CHICAGO — Detroit hopes to issue up to $250 million of fiscal stabilization bonds — a move that would require a change in Michigan law — as part of Mayor Dave Bing’s plan to eliminate the city’s $325 million deficit and avoid running out of cash by early next year.

The City Council late Friday approved a pair of resolutions that allow the city to begin the bond issuance process. The state treasurer still needs to sign off on the borrowing, and the Legislature would need to raise the cap on the 28-year-old Fiscal Stabilization Act to allow the city to issue the full amount.

Under Bing’s plan, Detroit would issue up to $250 million of 20-year, new-money deficit bonds that would pledge state revenue aid to pay back the bonds — a crucial feature that would raise the marketability of the bonds, city officials said.

The move would allow the city to stop issuing short-term notes, which it has relied on with increasing frequency to raise funds for cash flow purposes, according to Detroit chief financial officer Norman White.

“Because of the crisis situation that we have, we have put ourselves at risk of not being able to go out to the short-term market to get cash,” he said.

Long-term borrowing “takes the risk off the table of asking short-term lenders whether they will lend us money or no,” White said, adding later that frequent short-term borrowing raises the risk of another downgrade. “At this point honestly I don’t see a different strategy.”

The borrowing is a key part of Bing’s deficit elimination plan, which he released Friday. Also Friday the administration released to the state Treasury the city’s long-delayed 2008 comprehensive annual financial report.

The council passed the bond proposal and the deficit elimination plan 5-2 after quizzing city finance officials for hours in what was a sometimes emotional meeting, the council’s last for the year. Five new members will join the body when it reconvenes in January.

Independent council fiscal analyst Irvin Corley Jr. recommended the council approve the plan despite criticizing its reliance on one-term revenue shots.

“What this plan does it gives you two or three more years to deal with trying to correct a structural imbalance,” he said. “If those hard decisions are not made by year three, the city will seriously face an emergency receiver.”

Corley said new debt would need to be sold by February to avoid running out of money.

“It’s imminent that the city of Detroit could run out of cash by January,” he said. “I’m mystified as to how we’re making it day to day.”

With the bond resolution in hand, the city will next head to the State Administrative Board to try to secure its approval for the deficit-elimination plan before returning to the council with a final bond sale resolution in January.

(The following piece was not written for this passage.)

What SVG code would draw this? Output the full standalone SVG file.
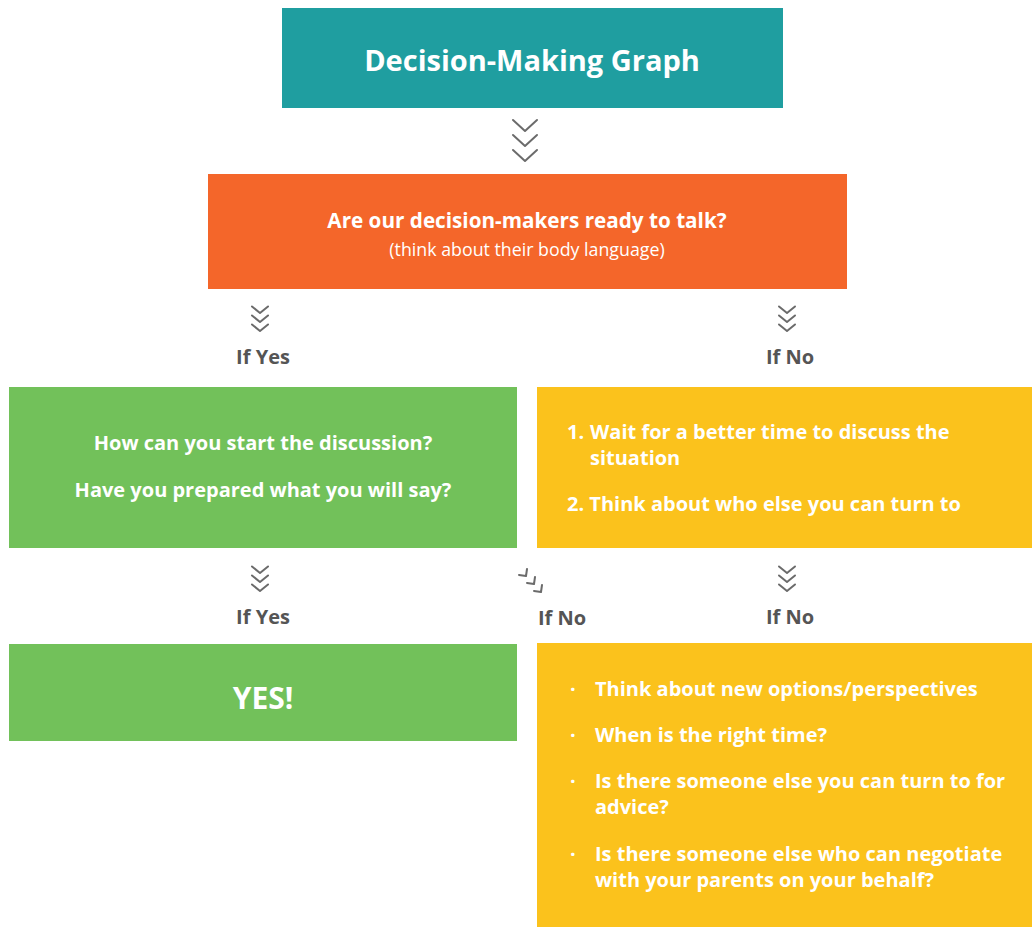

Before the city can enter the market with the $250 million issue, the state Legislature needs to amend the Fiscal Stabilization Act, which currently caps at $125 million the amount of fiscal stabilization bonds a city can issue. City officials have crafted a bill and are looking for sponsors, said a city official.

The bill would also amend the law so that all the debt would carry a pledge of state revenue aid, which would make the debt more attractive to investors and lower the cost of borrowing, said city officials.

Without the amendment, Detroit expects to issue $125 million of new-money and $125 million of refunding bonds.

Bond documents provided to the City Council show that mandatory redemption is triggered if Detroit does not have a deficit at any point in the 20-year life of the debt, noted council member Sheila Cockrel, who voted against the resolutions.

“So going forward for the next 20 years there will be a deficit?” Cockrel asked White, the CFO.

“Yes, if we have a surplus at any time we would use that to pay off the bonds,” he said.